:: Dataset section ::
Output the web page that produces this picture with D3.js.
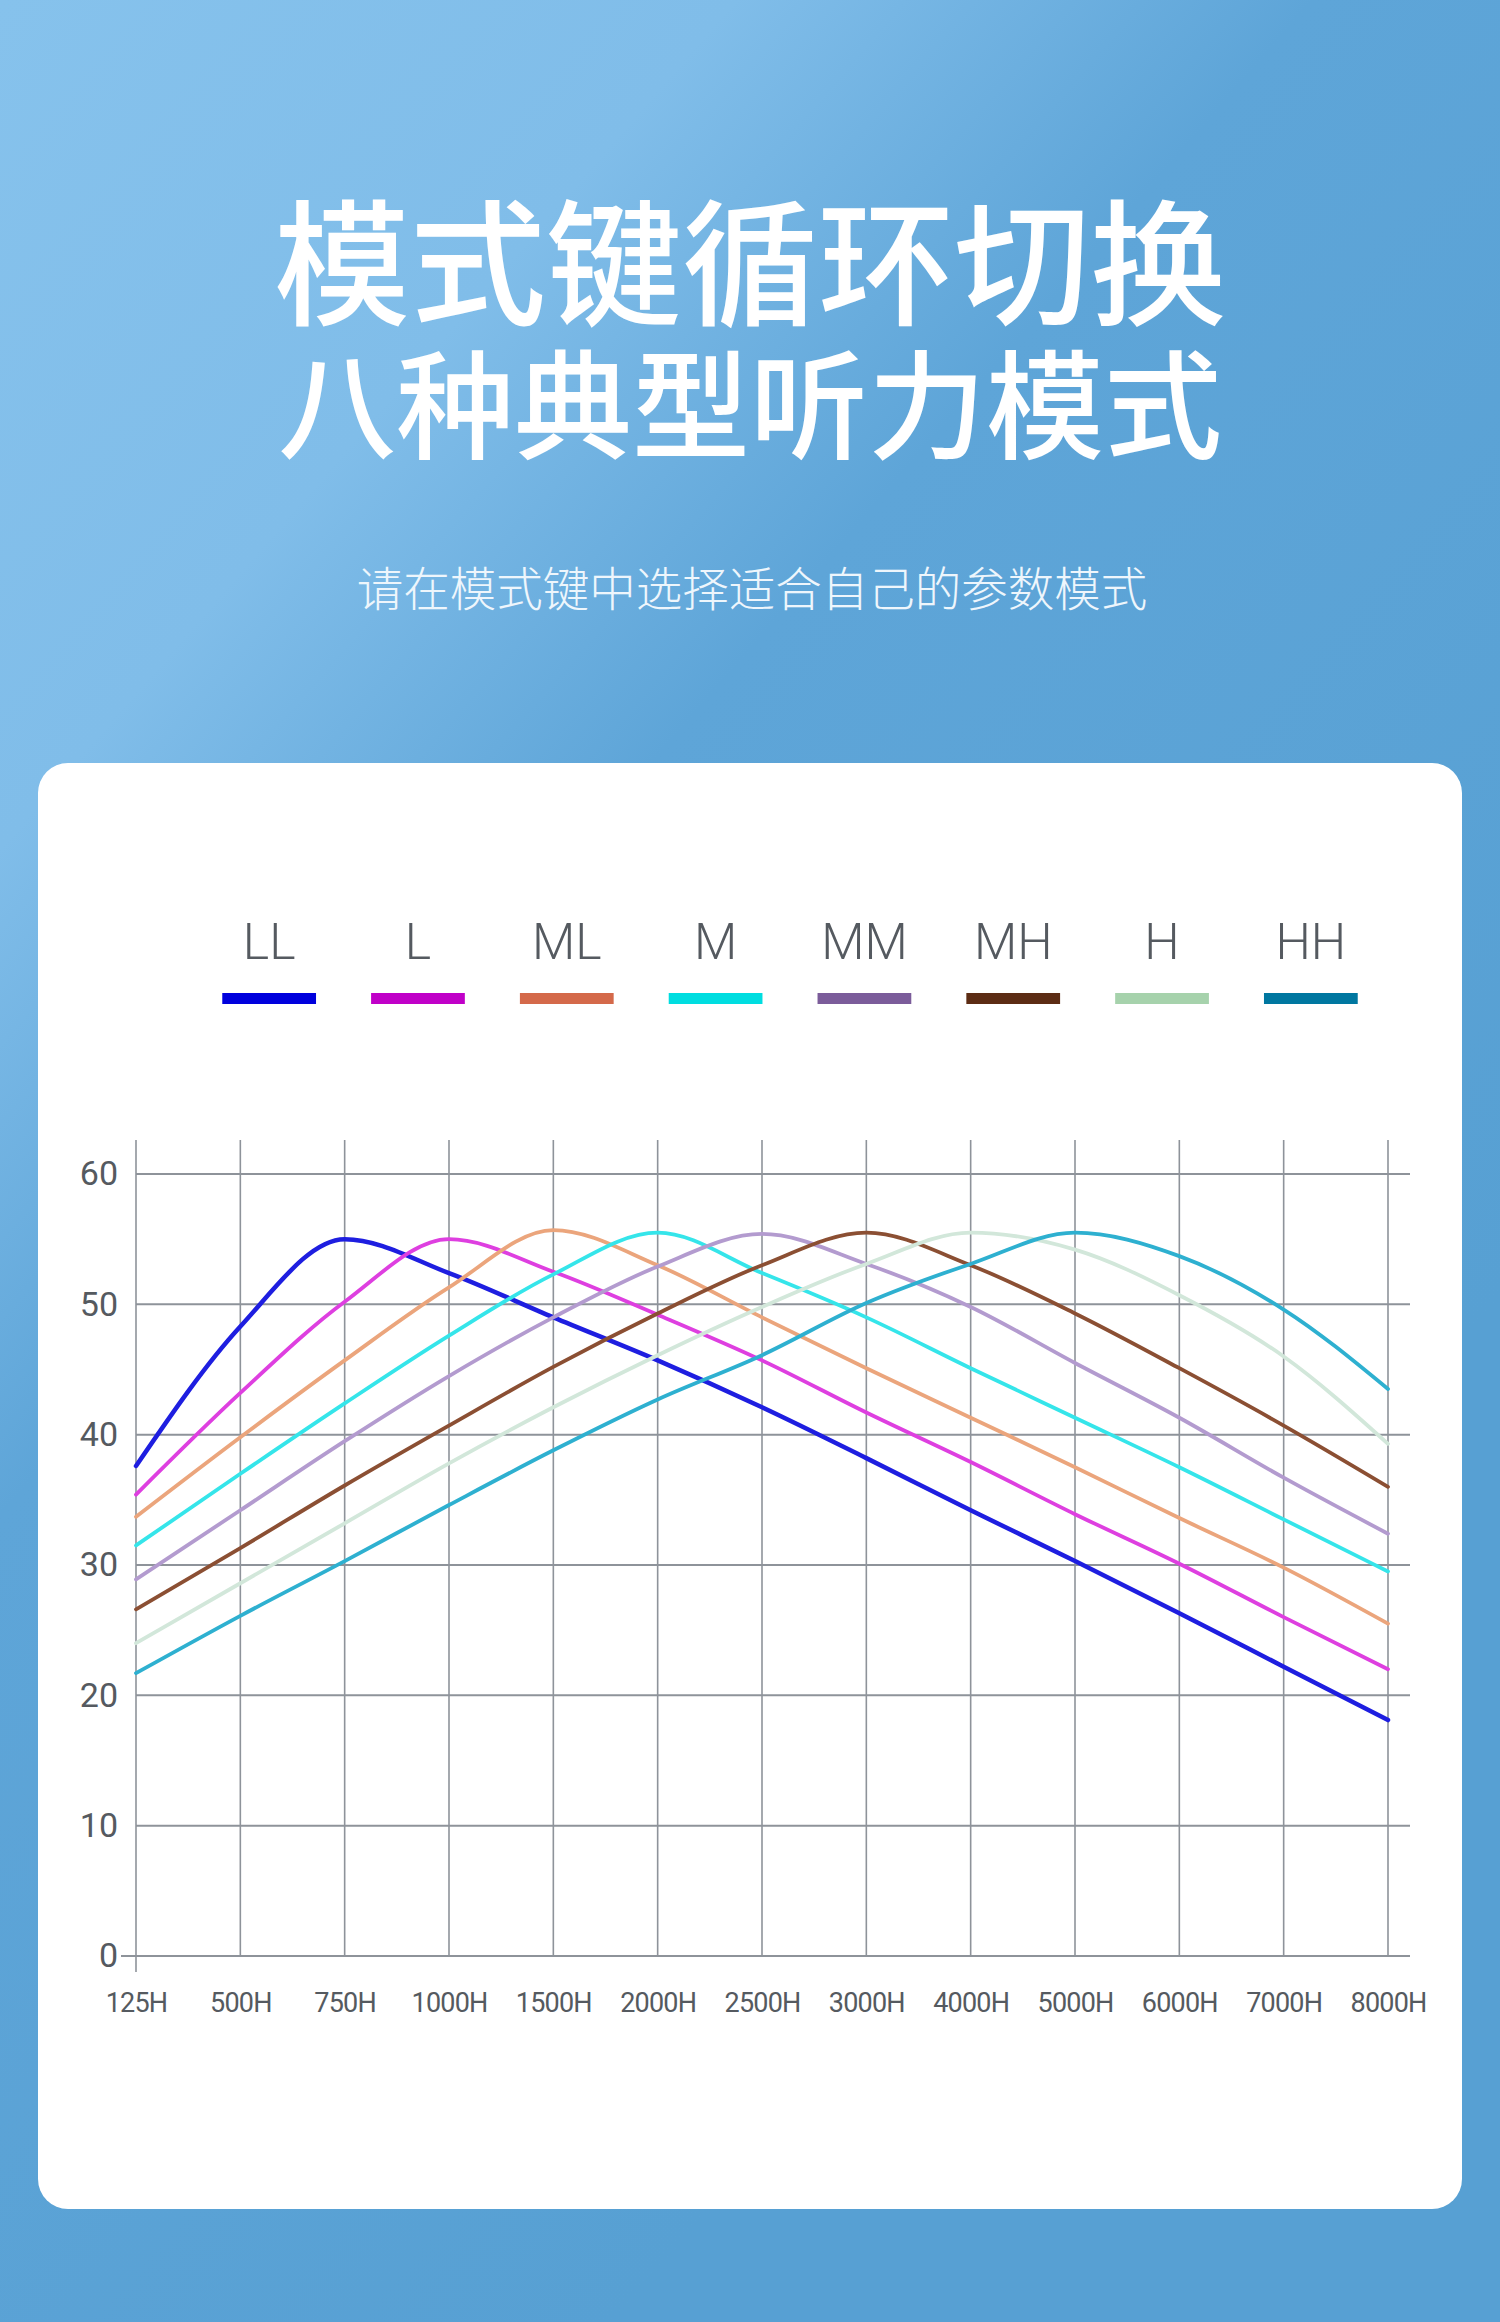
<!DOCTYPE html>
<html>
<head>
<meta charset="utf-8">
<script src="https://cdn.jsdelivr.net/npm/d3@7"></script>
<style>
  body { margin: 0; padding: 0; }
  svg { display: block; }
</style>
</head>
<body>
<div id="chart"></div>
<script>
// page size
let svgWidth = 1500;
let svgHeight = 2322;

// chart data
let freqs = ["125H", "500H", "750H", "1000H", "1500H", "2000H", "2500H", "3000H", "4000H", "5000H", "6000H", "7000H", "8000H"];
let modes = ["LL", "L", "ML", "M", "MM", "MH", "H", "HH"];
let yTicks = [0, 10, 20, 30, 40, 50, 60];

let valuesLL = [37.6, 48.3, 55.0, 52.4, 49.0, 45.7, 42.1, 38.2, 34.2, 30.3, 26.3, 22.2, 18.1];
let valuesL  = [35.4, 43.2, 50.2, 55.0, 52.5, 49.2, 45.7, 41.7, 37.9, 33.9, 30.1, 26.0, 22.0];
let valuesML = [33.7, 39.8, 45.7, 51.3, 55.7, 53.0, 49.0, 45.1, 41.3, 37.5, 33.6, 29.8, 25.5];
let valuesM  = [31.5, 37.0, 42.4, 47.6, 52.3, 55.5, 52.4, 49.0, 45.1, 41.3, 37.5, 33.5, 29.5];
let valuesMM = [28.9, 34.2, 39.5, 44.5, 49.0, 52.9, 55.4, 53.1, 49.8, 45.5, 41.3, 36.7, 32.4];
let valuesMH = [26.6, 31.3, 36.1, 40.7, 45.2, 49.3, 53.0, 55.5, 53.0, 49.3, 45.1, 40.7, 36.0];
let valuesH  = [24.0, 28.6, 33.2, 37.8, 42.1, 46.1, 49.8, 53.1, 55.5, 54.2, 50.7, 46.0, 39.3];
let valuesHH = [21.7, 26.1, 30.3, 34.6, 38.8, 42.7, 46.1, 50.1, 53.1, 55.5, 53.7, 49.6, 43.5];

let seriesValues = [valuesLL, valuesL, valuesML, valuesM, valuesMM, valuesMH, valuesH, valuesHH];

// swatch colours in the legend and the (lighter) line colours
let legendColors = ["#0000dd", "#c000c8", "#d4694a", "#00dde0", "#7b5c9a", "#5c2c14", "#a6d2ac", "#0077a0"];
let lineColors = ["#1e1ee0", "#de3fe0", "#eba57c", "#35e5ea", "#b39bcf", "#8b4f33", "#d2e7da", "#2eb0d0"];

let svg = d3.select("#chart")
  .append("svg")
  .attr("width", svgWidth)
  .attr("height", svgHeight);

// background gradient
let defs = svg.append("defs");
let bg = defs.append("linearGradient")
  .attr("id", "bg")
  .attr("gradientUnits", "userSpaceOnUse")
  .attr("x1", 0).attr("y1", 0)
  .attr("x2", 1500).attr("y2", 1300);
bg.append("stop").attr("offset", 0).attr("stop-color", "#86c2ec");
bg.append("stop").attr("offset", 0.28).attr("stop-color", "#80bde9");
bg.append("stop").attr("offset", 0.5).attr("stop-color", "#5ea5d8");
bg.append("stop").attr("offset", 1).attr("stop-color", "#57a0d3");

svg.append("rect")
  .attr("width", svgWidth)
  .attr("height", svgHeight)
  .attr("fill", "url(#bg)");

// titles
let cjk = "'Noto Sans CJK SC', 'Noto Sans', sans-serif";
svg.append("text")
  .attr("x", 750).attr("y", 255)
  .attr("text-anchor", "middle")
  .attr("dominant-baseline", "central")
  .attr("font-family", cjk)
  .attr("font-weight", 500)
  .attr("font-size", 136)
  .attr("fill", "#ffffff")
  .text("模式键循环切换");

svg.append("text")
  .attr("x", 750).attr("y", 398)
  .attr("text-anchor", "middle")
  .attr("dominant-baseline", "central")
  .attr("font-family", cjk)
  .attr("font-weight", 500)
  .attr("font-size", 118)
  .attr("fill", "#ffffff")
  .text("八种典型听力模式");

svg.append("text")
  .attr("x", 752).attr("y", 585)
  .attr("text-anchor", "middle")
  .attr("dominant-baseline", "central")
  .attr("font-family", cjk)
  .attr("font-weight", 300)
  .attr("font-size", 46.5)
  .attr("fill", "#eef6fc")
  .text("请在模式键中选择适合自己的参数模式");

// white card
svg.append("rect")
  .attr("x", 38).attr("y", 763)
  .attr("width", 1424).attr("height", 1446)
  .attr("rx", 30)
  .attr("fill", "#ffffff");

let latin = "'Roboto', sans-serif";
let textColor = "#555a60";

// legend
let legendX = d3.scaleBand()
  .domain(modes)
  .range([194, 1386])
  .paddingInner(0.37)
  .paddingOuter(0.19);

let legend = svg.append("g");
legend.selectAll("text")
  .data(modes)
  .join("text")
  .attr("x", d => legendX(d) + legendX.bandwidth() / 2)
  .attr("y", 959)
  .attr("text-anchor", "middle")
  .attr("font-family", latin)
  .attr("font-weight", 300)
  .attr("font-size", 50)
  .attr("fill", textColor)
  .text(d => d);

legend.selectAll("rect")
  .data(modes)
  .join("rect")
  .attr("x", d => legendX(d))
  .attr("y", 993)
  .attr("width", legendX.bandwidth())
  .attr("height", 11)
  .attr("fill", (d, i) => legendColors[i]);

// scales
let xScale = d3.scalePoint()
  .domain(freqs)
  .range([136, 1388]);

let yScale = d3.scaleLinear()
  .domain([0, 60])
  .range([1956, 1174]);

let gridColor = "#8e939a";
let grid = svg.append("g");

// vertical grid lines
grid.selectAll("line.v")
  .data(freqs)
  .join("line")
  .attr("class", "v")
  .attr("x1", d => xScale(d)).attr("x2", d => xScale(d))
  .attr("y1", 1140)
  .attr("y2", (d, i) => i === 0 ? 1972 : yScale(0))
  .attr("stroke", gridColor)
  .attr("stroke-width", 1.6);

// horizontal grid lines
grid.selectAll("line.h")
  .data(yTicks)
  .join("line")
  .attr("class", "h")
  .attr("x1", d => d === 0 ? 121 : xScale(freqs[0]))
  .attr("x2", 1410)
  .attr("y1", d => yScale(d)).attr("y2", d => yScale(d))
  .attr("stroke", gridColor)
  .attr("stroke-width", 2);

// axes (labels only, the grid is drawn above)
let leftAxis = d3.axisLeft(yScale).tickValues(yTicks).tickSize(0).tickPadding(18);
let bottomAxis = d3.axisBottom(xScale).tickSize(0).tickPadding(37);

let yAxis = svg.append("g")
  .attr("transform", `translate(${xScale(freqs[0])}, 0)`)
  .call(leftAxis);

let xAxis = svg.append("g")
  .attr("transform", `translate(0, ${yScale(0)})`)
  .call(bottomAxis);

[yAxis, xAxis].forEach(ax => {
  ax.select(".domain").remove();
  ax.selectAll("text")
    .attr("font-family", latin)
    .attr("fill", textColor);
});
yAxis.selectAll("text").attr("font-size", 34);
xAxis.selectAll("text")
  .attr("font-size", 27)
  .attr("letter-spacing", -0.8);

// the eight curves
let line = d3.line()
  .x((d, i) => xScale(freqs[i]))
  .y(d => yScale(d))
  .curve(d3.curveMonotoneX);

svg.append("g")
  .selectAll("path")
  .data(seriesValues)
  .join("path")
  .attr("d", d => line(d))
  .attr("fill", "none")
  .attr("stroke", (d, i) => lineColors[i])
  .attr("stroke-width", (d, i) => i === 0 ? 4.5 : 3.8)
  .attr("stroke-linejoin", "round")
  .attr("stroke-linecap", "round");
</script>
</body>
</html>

:: Written problem ::
Produce an exact copy of each line of data, skipping embedded images.

:: Response to this exercise ::
Output the web page that produces this picture with D3.js.
<!DOCTYPE html>
<html>
<head>
<meta charset="utf-8">
<script src="https://cdn.jsdelivr.net/npm/d3@7"></script>
<style>
  body { margin: 0; padding: 0; }
  svg { display: block; }
</style>
</head>
<body>
<div id="chart"></div>
<script>
// page size
let svgWidth = 1500;
let svgHeight = 2322;

// chart data
let freqs = ["125H", "500H", "750H", "1000H", "1500H", "2000H", "2500H", "3000H", "4000H", "5000H", "6000H", "7000H", "8000H"];
let modes = ["LL", "L", "ML", "M", "MM", "MH", "H", "HH"];
let yTicks = [0, 10, 20, 30, 40, 50, 60];

let valuesLL = [37.6, 48.3, 55.0, 52.4, 49.0, 45.7, 42.1, 38.2, 34.2, 30.3, 26.3, 22.2, 18.1];
let valuesL  = [35.4, 43.2, 50.2, 55.0, 52.5, 49.2, 45.7, 41.7, 37.9, 33.9, 30.1, 26.0, 22.0];
let valuesML = [33.7, 39.8, 45.7, 51.3, 55.7, 53.0, 49.0, 45.1, 41.3, 37.5, 33.6, 29.8, 25.5];
let valuesM  = [31.5, 37.0, 42.4, 47.6, 52.3, 55.5, 52.4, 49.0, 45.1, 41.3, 37.5, 33.5, 29.5];
let valuesMM = [28.9, 34.2, 39.5, 44.5, 49.0, 52.9, 55.4, 53.1, 49.8, 45.5, 41.3, 36.7, 32.4];
let valuesMH = [26.6, 31.3, 36.1, 40.7, 45.2, 49.3, 53.0, 55.5, 53.0, 49.3, 45.1, 40.7, 36.0];
let valuesH  = [24.0, 28.6, 33.2, 37.8, 42.1, 46.1, 49.8, 53.1, 55.5, 54.2, 50.7, 46.0, 39.3];
let valuesHH = [21.7, 26.1, 30.3, 34.6, 38.8, 42.7, 46.1, 50.1, 53.1, 55.5, 53.7, 49.6, 43.5];

let seriesValues = [valuesLL, valuesL, valuesML, valuesM, valuesMM, valuesMH, valuesH, valuesHH];

// swatch colours in the legend and the (lighter) line colours
let legendColors = ["#0000dd", "#c000c8", "#d4694a", "#00dde0", "#7b5c9a", "#5c2c14", "#a6d2ac", "#0077a0"];
let lineColors = ["#1e1ee0", "#de3fe0", "#eba57c", "#35e5ea", "#b39bcf", "#8b4f33", "#d2e7da", "#2eb0d0"];

let svg = d3.select("#chart")
  .append("svg")
  .attr("width", svgWidth)
  .attr("height", svgHeight);

// background gradient
let defs = svg.append("defs");
let bg = defs.append("linearGradient")
  .attr("id", "bg")
  .attr("gradientUnits", "userSpaceOnUse")
  .attr("x1", 0).attr("y1", 0)
  .attr("x2", 1500).attr("y2", 1300);
bg.append("stop").attr("offset", 0).attr("stop-color", "#86c2ec");
bg.append("stop").attr("offset", 0.28).attr("stop-color", "#80bde9");
bg.append("stop").attr("offset", 0.5).attr("stop-color", "#5ea5d8");
bg.append("stop").attr("offset", 1).attr("stop-color", "#57a0d3");

svg.append("rect")
  .attr("width", svgWidth)
  .attr("height", svgHeight)
  .attr("fill", "url(#bg)");

// titles
let cjk = "'Noto Sans CJK SC', 'Noto Sans', sans-serif";
svg.append("text")
  .attr("x", 750).attr("y", 255)
  .attr("text-anchor", "middle")
  .attr("dominant-baseline", "central")
  .attr("font-family", cjk)
  .attr("font-weight", 500)
  .attr("font-size", 136)
  .attr("fill", "#ffffff")
  .text("模式键循环切换");

svg.append("text")
  .attr("x", 750).attr("y", 398)
  .attr("text-anchor", "middle")
  .attr("dominant-baseline", "central")
  .attr("font-family", cjk)
  .attr("font-weight", 500)
  .attr("font-size", 118)
  .attr("fill", "#ffffff")
  .text("八种典型听力模式");

svg.append("text")
  .attr("x", 752).attr("y", 585)
  .attr("text-anchor", "middle")
  .attr("dominant-baseline", "central")
  .attr("font-family", cjk)
  .attr("font-weight", 300)
  .attr("font-size", 46.5)
  .attr("fill", "#eef6fc")
  .text("请在模式键中选择适合自己的参数模式");

// white card
svg.append("rect")
  .attr("x", 38).attr("y", 763)
  .attr("width", 1424).attr("height", 1446)
  .attr("rx", 30)
  .attr("fill", "#ffffff");

let latin = "'Roboto', sans-serif";
let textColor = "#555a60";

// legend
let legendX = d3.scaleBand()
  .domain(modes)
  .range([194, 1386])
  .paddingInner(0.37)
  .paddingOuter(0.19);

let legend = svg.append("g");
legend.selectAll("text")
  .data(modes)
  .join("text")
  .attr("x", d => legendX(d) + legendX.bandwidth() / 2)
  .attr("y", 959)
  .attr("text-anchor", "middle")
  .attr("font-family", latin)
  .attr("font-weight", 300)
  .attr("font-size", 50)
  .attr("fill", textColor)
  .text(d => d);

legend.selectAll("rect")
  .data(modes)
  .join("rect")
  .attr("x", d => legendX(d))
  .attr("y", 993)
  .attr("width", legendX.bandwidth())
  .attr("height", 11)
  .attr("fill", (d, i) => legendColors[i]);

// scales
let xScale = d3.scalePoint()
  .domain(freqs)
  .range([136, 1388]);

let yScale = d3.scaleLinear()
  .domain([0, 60])
  .range([1956, 1174]);

let gridColor = "#8e939a";
let grid = svg.append("g");

// vertical grid lines
grid.selectAll("line.v")
  .data(freqs)
  .join("line")
  .attr("class", "v")
  .attr("x1", d => xScale(d)).attr("x2", d => xScale(d))
  .attr("y1", 1140)
  .attr("y2", (d, i) => i === 0 ? 1972 : yScale(0))
  .attr("stroke", gridColor)
  .attr("stroke-width", 1.6);

// horizontal grid lines
grid.selectAll("line.h")
  .data(yTicks)
  .join("line")
  .attr("class", "h")
  .attr("x1", d => d === 0 ? 121 : xScale(freqs[0]))
  .attr("x2", 1410)
  .attr("y1", d => yScale(d)).attr("y2", d => yScale(d))
  .attr("stroke", gridColor)
  .attr("stroke-width", 2);

// axes (labels only, the grid is drawn above)
let leftAxis = d3.axisLeft(yScale).tickValues(yTicks).tickSize(0).tickPadding(18);
let bottomAxis = d3.axisBottom(xScale).tickSize(0).tickPadding(37);

let yAxis = svg.append("g")
  .attr("transform", `translate(${xScale(freqs[0])}, 0)`)
  .call(leftAxis);

let xAxis = svg.append("g")
  .attr("transform", `translate(0, ${yScale(0)})`)
  .call(bottomAxis);

[yAxis, xAxis].forEach(ax => {
  ax.select(".domain").remove();
  ax.selectAll("text")
    .attr("font-family", latin)
    .attr("fill", textColor);
});
yAxis.selectAll("text").attr("font-size", 34);
xAxis.selectAll("text")
  .attr("font-size", 27)
  .attr("letter-spacing", -0.8);

// the eight curves
let line = d3.line()
  .x((d, i) => xScale(freqs[i]))
  .y(d => yScale(d))
  .curve(d3.curveMonotoneX);

svg.append("g")
  .selectAll("path")
  .data(seriesValues)
  .join("path")
  .attr("d", d => line(d))
  .attr("fill", "none")
  .attr("stroke", (d, i) => lineColors[i])
  .attr("stroke-width", (d, i) => i === 0 ? 4.5 : 3.8)
  .attr("stroke-linejoin", "round")
  .attr("stroke-linecap", "round");
</script>
</body>
</html>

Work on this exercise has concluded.